Mabon “Teenie” Hodges is one of the great sidemen in the history of soul music. As a Hi Records guitarist in the 1970s, he brought both a jazzy elegance and a funky grit to the classic records of Al Green, and co-wrote R&B milestones such as “Here I Am (Come and Take Me)” and “Love and Happiness” (for the former, basing the modal verses on Indian ragas he was listening to at the time).

Hodges and his Memphis soul compatriots are all over The Greatest, the new album by enigmatic indie chanteuse Chan Marshall (better known as Cat Power), but there’s no danger of confusing any of these tracks with an old Ann Peebles obscurity. Marshall’s vocals tend to be husky mumbles and even her most uplifting songs are muted and lugubrious, but she possesses the kind of authority shared by all great originals: She pulls you into her world, rather than leaving hers to connect with you. So even though she trekked to Memphis to make The Greatest, Hodges and Co. clearly did the stylistic traveling at these sessions.

The Greatest
Cat Power

On a subtle (at times subliminal) level, however, the Southern soul trappings of the album loosen up Marshall just enough to help her find a gospel groove (the steady rocking “Living Proof”) or a hint of Stax funk (the horn-driven “Could We”). For “Lived in Bars,” she shakes off the song’s existential hangover (“There’s nothing like living in a bottle”) for the final verse, kicking into a warm doo-wop pastiche that transcends, but does not deny, the dead-end nature of the life she depicts.

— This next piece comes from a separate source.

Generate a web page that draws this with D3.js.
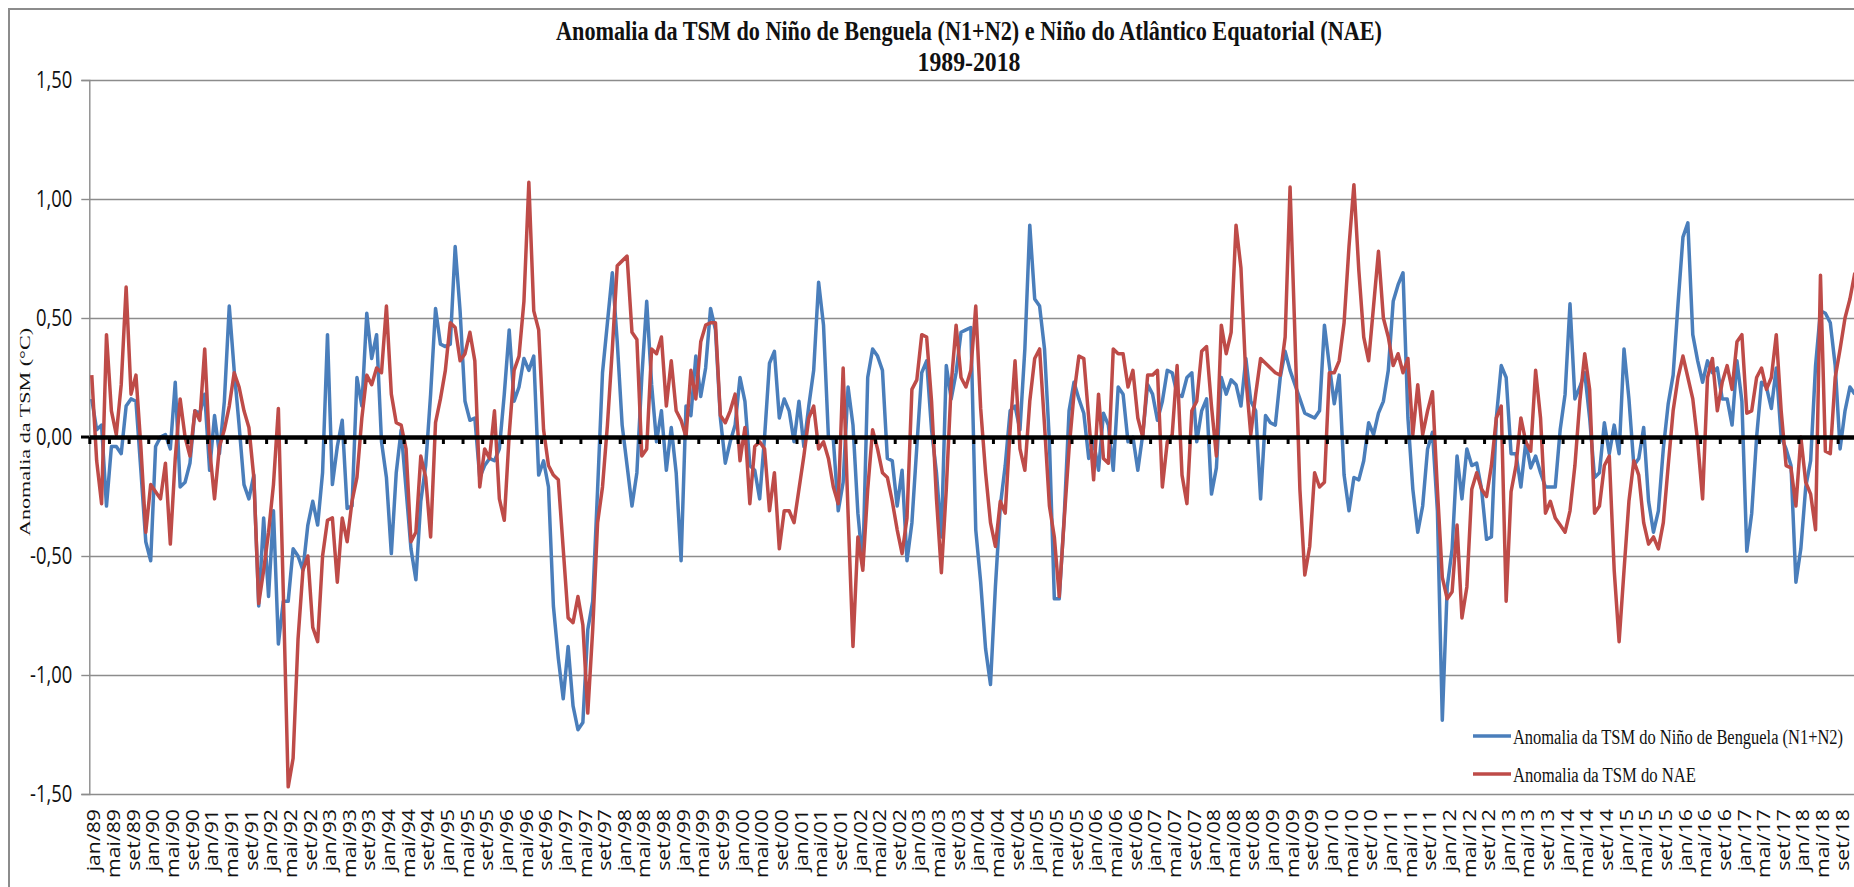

Marshall’s voice is such a haunting instrument it has carried even her lesser songs over the years. No such heavy lifting is necessary for The Greatest, because these simple, evocative tunes consistently measure up. Combined with her ultra-sexy vocal on Handsome Boy Modeling School’s 2004 track “I’ve Been Thinking,” her Memphis venture suggests that Marshall’s musical universe, constricted though it may be, is still in the process of expanding.